Exercise brief: Each line below must be set down exactly; omit any image you find.
---------- Dataset section ----------
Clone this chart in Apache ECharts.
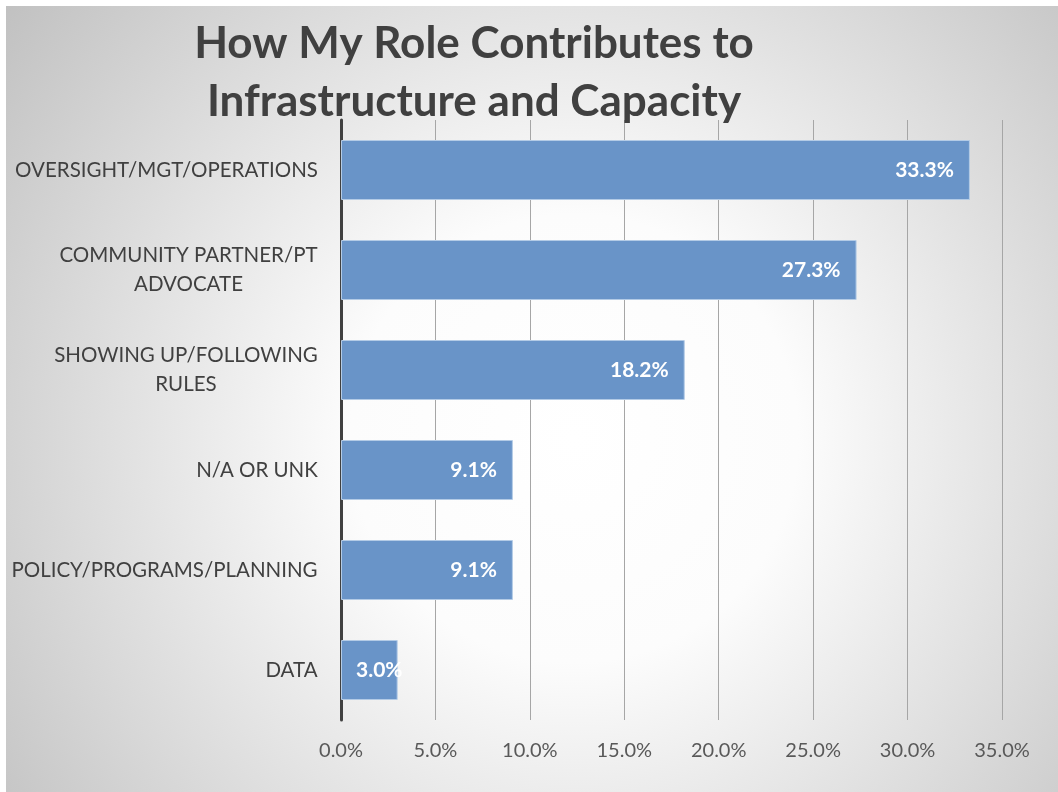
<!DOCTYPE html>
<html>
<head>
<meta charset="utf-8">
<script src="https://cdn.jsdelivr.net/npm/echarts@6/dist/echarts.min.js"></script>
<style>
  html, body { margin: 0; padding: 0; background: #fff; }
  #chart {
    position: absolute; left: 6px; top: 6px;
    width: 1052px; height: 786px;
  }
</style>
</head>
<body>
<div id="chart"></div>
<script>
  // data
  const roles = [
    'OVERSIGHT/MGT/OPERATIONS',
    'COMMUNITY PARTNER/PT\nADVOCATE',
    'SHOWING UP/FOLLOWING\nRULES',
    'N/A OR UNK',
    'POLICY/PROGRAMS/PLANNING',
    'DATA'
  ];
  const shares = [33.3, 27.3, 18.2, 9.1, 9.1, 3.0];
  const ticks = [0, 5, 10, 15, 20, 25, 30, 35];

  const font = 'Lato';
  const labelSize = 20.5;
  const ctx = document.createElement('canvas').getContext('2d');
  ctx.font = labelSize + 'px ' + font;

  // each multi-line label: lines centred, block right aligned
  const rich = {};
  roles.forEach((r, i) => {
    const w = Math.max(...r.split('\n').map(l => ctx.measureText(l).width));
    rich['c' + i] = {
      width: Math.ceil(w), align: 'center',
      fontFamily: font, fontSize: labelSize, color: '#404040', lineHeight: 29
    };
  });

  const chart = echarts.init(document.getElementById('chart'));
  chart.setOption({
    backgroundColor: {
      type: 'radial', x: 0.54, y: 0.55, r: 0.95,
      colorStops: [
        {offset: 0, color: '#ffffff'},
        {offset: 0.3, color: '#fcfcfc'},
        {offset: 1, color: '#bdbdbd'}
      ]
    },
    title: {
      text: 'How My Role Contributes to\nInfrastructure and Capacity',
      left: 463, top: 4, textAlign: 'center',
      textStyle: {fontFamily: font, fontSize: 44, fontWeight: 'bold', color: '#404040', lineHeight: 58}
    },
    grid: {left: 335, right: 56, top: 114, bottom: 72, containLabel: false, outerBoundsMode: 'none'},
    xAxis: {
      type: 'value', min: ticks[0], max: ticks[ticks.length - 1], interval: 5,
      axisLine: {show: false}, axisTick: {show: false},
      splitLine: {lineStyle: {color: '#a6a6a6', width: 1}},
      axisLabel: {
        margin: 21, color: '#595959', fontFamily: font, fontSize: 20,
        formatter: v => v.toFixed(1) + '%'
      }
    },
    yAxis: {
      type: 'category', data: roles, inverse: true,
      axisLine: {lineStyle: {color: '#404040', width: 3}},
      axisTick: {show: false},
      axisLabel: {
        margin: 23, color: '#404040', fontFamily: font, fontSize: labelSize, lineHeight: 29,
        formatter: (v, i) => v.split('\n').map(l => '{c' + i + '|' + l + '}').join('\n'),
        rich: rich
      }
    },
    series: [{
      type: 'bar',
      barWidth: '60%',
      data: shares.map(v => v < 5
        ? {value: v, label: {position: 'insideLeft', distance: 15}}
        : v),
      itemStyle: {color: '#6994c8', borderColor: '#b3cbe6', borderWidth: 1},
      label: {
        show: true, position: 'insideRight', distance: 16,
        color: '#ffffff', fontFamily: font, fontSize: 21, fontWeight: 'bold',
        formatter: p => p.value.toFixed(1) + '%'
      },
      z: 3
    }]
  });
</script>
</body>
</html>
----------
The reply:
Clone this chart in Apache ECharts.
<!DOCTYPE html>
<html>
<head>
<meta charset="utf-8">
<script src="https://cdn.jsdelivr.net/npm/echarts@6/dist/echarts.min.js"></script>
<style>
  html, body { margin: 0; padding: 0; background: #fff; }
  #chart {
    position: absolute; left: 6px; top: 6px;
    width: 1052px; height: 786px;
  }
</style>
</head>
<body>
<div id="chart"></div>
<script>
  // data
  const roles = [
    'OVERSIGHT/MGT/OPERATIONS',
    'COMMUNITY PARTNER/PT\nADVOCATE',
    'SHOWING UP/FOLLOWING\nRULES',
    'N/A OR UNK',
    'POLICY/PROGRAMS/PLANNING',
    'DATA'
  ];
  const shares = [33.3, 27.3, 18.2, 9.1, 9.1, 3.0];
  const ticks = [0, 5, 10, 15, 20, 25, 30, 35];

  const font = 'Lato';
  const labelSize = 20.5;
  const ctx = document.createElement('canvas').getContext('2d');
  ctx.font = labelSize + 'px ' + font;

  // each multi-line label: lines centred, block right aligned
  const rich = {};
  roles.forEach((r, i) => {
    const w = Math.max(...r.split('\n').map(l => ctx.measureText(l).width));
    rich['c' + i] = {
      width: Math.ceil(w), align: 'center',
      fontFamily: font, fontSize: labelSize, color: '#404040', lineHeight: 29
    };
  });

  const chart = echarts.init(document.getElementById('chart'));
  chart.setOption({
    backgroundColor: {
      type: 'radial', x: 0.54, y: 0.55, r: 0.95,
      colorStops: [
        {offset: 0, color: '#ffffff'},
        {offset: 0.3, color: '#fcfcfc'},
        {offset: 1, color: '#bdbdbd'}
      ]
    },
    title: {
      text: 'How My Role Contributes to\nInfrastructure and Capacity',
      left: 463, top: 4, textAlign: 'center',
      textStyle: {fontFamily: font, fontSize: 44, fontWeight: 'bold', color: '#404040', lineHeight: 58}
    },
    grid: {left: 335, right: 56, top: 114, bottom: 72, containLabel: false, outerBoundsMode: 'none'},
    xAxis: {
      type: 'value', min: ticks[0], max: ticks[ticks.length - 1], interval: 5,
      axisLine: {show: false}, axisTick: {show: false},
      splitLine: {lineStyle: {color: '#a6a6a6', width: 1}},
      axisLabel: {
        margin: 21, color: '#595959', fontFamily: font, fontSize: 20,
        formatter: v => v.toFixed(1) + '%'
      }
    },
    yAxis: {
      type: 'category', data: roles, inverse: true,
      axisLine: {lineStyle: {color: '#404040', width: 3}},
      axisTick: {show: false},
      axisLabel: {
        margin: 23, color: '#404040', fontFamily: font, fontSize: labelSize, lineHeight: 29,
        formatter: (v, i) => v.split('\n').map(l => '{c' + i + '|' + l + '}').join('\n'),
        rich: rich
      }
    },
    series: [{
      type: 'bar',
      barWidth: '60%',
      data: shares.map(v => v < 5
        ? {value: v, label: {position: 'insideLeft', distance: 15}}
        : v),
      itemStyle: {color: '#6994c8', borderColor: '#b3cbe6', borderWidth: 1},
      label: {
        show: true, position: 'insideRight', distance: 16,
        color: '#ffffff', fontFamily: font, fontSize: 21, fontWeight: 'bold',
        formatter: p => p.value.toFixed(1) + '%'
      },
      z: 3
    }]
  });
</script>
</body>
</html>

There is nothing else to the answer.